7 milioni di italiani a rischio frane e alluvioni
Lo rivela il Rapporto "Ecosistema rischio 2016" di Legambiente, che monitora le attività nelle amministrazioni comunali per il contenimento del rischio idrogeologico: sono oltre 7 milioni gli italiani a rischio frane e alluvioni. Il numero assoluto è pari al 12% del totale della popolazione residente nel nostro territorio. In sostanza risultano a rischio ben 7.145 Comuni, pari all'88,3%: su 1.640 incombono delle frane, 1.607 hanno un'alta pericolosità idraulica, e 3.898 sono a rischio sia per frane che alluvioni.
In oltre 400 Comuni italiani esistono interi quartieri costruiti in zone a rischio e in 1.047, il 77%, ci sono abitazioni vicino ad alvei e in siti a esposti a potenziali frane.
Secondo un recente censimento delle aree a rischio, nel 51% dei Comuni sorgono impianti industriali in aree pericolose.

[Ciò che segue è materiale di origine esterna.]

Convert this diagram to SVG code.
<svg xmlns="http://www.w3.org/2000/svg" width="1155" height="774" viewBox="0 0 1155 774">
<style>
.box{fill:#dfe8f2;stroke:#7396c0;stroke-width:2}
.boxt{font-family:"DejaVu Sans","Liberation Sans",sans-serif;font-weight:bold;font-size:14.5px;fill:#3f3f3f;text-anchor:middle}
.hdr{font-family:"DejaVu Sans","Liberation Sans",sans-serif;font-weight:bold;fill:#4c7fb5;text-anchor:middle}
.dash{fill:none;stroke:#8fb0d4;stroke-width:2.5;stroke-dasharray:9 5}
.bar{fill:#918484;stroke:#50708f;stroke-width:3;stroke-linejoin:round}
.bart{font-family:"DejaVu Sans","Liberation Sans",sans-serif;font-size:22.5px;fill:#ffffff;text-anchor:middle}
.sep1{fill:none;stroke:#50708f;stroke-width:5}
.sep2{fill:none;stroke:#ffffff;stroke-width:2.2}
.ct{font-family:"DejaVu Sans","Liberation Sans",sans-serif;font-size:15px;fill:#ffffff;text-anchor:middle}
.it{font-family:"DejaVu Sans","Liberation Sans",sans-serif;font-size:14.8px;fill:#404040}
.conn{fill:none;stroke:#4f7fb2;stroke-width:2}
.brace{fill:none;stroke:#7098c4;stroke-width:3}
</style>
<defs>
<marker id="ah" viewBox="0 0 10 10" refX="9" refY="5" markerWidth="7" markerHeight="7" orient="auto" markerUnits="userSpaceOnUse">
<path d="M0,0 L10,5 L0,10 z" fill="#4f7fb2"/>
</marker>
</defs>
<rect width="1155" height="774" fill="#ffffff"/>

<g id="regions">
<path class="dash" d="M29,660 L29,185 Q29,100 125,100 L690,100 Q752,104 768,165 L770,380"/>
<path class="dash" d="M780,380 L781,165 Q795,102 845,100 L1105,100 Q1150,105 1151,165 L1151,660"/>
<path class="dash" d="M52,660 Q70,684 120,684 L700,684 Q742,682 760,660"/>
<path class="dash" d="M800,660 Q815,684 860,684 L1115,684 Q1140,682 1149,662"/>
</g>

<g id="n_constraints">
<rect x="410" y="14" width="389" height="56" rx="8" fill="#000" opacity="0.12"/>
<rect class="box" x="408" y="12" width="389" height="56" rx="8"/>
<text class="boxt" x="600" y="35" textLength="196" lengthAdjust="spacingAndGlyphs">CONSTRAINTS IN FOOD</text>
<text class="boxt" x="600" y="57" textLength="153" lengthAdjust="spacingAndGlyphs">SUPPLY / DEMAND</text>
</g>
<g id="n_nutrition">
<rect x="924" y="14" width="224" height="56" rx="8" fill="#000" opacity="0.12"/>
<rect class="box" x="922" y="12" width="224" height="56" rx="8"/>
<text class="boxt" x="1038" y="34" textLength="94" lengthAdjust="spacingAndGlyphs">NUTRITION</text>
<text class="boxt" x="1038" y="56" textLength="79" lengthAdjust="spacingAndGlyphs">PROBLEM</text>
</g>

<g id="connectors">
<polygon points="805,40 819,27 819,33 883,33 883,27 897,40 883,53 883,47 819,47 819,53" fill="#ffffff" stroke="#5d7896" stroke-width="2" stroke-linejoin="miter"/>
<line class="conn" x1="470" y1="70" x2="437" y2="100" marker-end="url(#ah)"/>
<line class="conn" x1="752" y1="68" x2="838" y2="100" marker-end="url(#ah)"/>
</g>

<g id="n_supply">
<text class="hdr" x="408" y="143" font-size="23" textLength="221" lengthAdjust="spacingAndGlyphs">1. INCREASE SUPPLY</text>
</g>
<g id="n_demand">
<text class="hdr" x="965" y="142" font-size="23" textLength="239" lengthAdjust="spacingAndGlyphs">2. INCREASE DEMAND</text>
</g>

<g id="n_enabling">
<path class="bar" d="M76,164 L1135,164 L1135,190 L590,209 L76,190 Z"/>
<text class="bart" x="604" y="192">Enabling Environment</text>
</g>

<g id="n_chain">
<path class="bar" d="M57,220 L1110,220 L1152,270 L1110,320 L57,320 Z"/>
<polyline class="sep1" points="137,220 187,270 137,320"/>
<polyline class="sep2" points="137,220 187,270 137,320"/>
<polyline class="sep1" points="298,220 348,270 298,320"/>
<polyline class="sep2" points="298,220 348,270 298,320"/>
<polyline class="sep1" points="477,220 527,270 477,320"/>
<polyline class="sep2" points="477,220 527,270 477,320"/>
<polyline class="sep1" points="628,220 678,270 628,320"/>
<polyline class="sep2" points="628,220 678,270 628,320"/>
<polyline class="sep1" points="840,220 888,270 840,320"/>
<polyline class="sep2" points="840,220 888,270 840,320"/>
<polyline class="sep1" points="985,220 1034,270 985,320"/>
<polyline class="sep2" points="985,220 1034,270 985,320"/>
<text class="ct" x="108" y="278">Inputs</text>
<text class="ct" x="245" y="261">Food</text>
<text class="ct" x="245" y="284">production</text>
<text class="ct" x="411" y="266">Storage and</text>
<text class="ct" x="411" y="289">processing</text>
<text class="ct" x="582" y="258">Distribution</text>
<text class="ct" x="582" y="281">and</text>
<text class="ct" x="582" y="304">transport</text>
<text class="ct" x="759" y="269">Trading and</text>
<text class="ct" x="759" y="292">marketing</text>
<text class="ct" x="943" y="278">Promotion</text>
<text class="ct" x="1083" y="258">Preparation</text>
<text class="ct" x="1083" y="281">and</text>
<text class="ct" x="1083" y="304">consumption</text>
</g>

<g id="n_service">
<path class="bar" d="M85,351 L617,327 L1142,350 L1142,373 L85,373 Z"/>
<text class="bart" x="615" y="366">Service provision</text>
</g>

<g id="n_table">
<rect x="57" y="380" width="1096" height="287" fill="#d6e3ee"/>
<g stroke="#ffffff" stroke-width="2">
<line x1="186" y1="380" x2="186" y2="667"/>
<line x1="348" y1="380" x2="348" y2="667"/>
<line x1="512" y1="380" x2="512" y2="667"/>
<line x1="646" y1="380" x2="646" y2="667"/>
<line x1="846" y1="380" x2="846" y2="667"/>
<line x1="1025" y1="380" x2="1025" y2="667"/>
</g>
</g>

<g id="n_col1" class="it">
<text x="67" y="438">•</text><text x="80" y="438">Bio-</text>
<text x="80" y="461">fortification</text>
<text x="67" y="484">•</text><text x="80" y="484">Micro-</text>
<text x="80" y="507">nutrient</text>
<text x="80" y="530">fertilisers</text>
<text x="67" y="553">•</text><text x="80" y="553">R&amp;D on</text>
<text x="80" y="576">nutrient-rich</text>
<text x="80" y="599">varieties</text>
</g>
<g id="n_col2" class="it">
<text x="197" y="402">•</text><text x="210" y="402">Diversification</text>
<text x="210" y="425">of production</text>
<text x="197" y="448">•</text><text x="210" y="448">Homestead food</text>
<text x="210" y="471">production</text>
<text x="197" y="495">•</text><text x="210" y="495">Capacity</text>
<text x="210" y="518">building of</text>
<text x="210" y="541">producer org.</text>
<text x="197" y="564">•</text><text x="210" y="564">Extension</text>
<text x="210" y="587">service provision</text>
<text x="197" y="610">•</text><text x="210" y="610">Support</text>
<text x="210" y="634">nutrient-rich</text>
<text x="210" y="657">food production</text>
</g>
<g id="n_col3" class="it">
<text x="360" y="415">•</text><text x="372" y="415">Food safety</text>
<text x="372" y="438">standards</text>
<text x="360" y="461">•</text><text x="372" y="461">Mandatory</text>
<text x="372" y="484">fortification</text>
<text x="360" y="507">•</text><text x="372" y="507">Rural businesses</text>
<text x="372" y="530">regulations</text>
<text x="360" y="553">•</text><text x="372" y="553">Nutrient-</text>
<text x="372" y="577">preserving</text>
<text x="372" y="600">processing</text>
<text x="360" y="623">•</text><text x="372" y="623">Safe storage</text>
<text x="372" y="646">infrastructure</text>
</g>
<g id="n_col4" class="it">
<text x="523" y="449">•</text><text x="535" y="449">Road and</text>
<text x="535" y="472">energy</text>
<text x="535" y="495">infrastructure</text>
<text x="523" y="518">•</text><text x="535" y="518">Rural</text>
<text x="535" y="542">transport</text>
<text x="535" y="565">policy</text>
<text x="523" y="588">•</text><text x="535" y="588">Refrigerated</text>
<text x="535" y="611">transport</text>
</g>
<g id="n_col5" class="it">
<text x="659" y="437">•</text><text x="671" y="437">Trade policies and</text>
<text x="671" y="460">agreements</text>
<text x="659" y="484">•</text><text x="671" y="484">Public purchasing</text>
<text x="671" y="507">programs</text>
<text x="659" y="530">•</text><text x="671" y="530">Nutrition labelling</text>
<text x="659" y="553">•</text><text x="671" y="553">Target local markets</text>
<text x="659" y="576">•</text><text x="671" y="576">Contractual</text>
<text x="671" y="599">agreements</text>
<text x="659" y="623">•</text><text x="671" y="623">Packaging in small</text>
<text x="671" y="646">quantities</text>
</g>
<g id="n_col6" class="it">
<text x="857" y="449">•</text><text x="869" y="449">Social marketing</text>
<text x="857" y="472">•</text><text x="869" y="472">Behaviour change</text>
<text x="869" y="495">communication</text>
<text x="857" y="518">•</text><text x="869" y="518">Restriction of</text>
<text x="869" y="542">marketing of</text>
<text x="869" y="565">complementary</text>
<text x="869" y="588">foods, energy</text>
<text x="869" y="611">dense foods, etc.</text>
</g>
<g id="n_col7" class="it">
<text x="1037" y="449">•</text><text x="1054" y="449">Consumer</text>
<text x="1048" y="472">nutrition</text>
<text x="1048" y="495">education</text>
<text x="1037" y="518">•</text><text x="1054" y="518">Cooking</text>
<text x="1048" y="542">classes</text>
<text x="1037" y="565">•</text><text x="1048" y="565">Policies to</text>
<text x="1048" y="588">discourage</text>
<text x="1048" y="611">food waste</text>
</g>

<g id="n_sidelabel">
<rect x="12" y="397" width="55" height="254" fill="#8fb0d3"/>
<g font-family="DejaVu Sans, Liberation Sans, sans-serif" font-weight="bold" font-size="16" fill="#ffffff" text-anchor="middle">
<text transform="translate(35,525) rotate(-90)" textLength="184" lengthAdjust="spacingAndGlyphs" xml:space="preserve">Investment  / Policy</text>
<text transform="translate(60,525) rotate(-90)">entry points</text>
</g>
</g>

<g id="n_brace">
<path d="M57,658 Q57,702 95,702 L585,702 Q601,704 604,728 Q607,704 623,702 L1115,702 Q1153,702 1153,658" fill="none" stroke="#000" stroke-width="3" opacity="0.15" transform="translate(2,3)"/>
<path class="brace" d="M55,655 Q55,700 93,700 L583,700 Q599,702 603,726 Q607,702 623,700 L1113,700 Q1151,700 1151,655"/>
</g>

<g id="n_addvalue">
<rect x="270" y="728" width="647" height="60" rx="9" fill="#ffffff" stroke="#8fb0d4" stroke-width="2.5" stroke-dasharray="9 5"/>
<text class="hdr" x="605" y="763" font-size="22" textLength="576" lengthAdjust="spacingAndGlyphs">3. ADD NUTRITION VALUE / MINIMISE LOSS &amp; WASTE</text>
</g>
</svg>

Nel 18% sono presenti strutture sensibili come scuole o ospedali nelle aree a rischio frana e nel 25% ci sono strutture commerciali in queste zone.
Quasi 80.000 imprese (pari al 1,7% del totale) italiane si trovano in aree a pericolosità da frana elevata e molto elevata (200 mila lavoratori a rischio): Campania, Toscana, Emilia-Romagna e Piemonte sono le regioni con il numero più alto di imprese a rischio. Sono altrettanto preoccuanti i dati relativi al pericolo di alluvioni. In questo caso le aziende esposte al pericolo sono 576.535 unità: il totale dei lavoratori a rischio è di oltre 2 milioni. Sono le regioni del Centro e del Nord, come Emilia-Romagna, Toscana, Veneto, Liguria e Lombardia quelle che hanno il numero maggiore di imprese a rischio.
Non solo le masse popolari e quelle lavoratrici sono a rischio, ma anche i beni culturali ed architettonici italiani. Il 18,1% del nostro patrimonio artistico è a rischio frane. I siti e i monumenti esposti sono ben 34.651 ed oltre 10.000 di questi si trovano in aree a pericolosità elevata e molto elevata. Inoltre sono ben 29.000 i monumenti a rischio alluvione. Le regioni con il numero più alto di beni a rischio sono Emilia-Romagna, Veneto, Liguria e Toscana.
Nonostante questi dati disastrosi, conosciuti da tempo, il problema non è mai stato seriamente affrontato. Anzi negli ultimi dieci anni nel 10% dei Comuni italiani si è continuato a edificare edifici in aree a rischio.
Le responsabilità ricadono sugli amministratori locali e i governatori regionali, che hanno del tutto rinunciato ad una coerente e scientifica politica di manutenzione e salvaguardia del territorio. Questo costerebbe. E' più facile violentare e cementificare il territorio allo sfruttamento, chiudere gli occhi e avallare i mostruosi progetti delle grandi opere. In rari casi gli amministratori, come dimostra l'approssimativa gestione delle alluvioni e delle frane sul nostro territorio, hanno previsto dei piani di intervento per le emergenze. Generalmente poi i governatori hanno abdicato al ruolo di sovrintendere a favore delle masse popolari ad un problema che è sovracomunale e riguarda la condizione idrogeologica dei bacini idrici di intere regioni.
Ma responsabili principali sono i governi nazionali che approvano cementificazione e condoni e spingono per uno sfruttamento sempre più selvaggio del territorio. E con il nuovo duce il problema sta peggiorando ulteriormente. Quella contenuta nello Sblocca Italia è infatti una sciagurata strategia di impatto sul territorio, che ricalca ed esaspera i meccanismi di sfruttamento che per decenni l'Italia ha subito. Centinaia di progetti, tra cui rigassificatori, termovalorizzatori, tratte ad alta velocità, discariche che vanno ad insistere su territori già dissestati e che promettono di distruggerne altri, mentre salta agli occhi l’omissione di opere utili per le masse, come quelle necessarie al contenimento del rischio idrogeologico.
Le responsabilità di Renzi sono pesanti e stanno sotto gli occhi di tutti. Per invertire la tendenza alla distruzione del territorio va anzitutto fermato lo Sblocca Italia con una lotta di massa che costringa Renzi e il suo governo di sciacalli a tornare indietro sui propri passi. Ma questo governo non lo farà di sua spontanea volontà. Esso va spazzato via senza indugio e con la massima determinazione, conducendo contro di esso una dura opposizione di classe e di massa nelle fabbriche, in tutti i luoghi di lavoro, nelle scuole e nelle università, nelle piazze, nelle organizzazioni di massa, specie sindacali e studentesche, prima che l'intera Italia si ritrovi sotto il fango letteralmente e politicamente.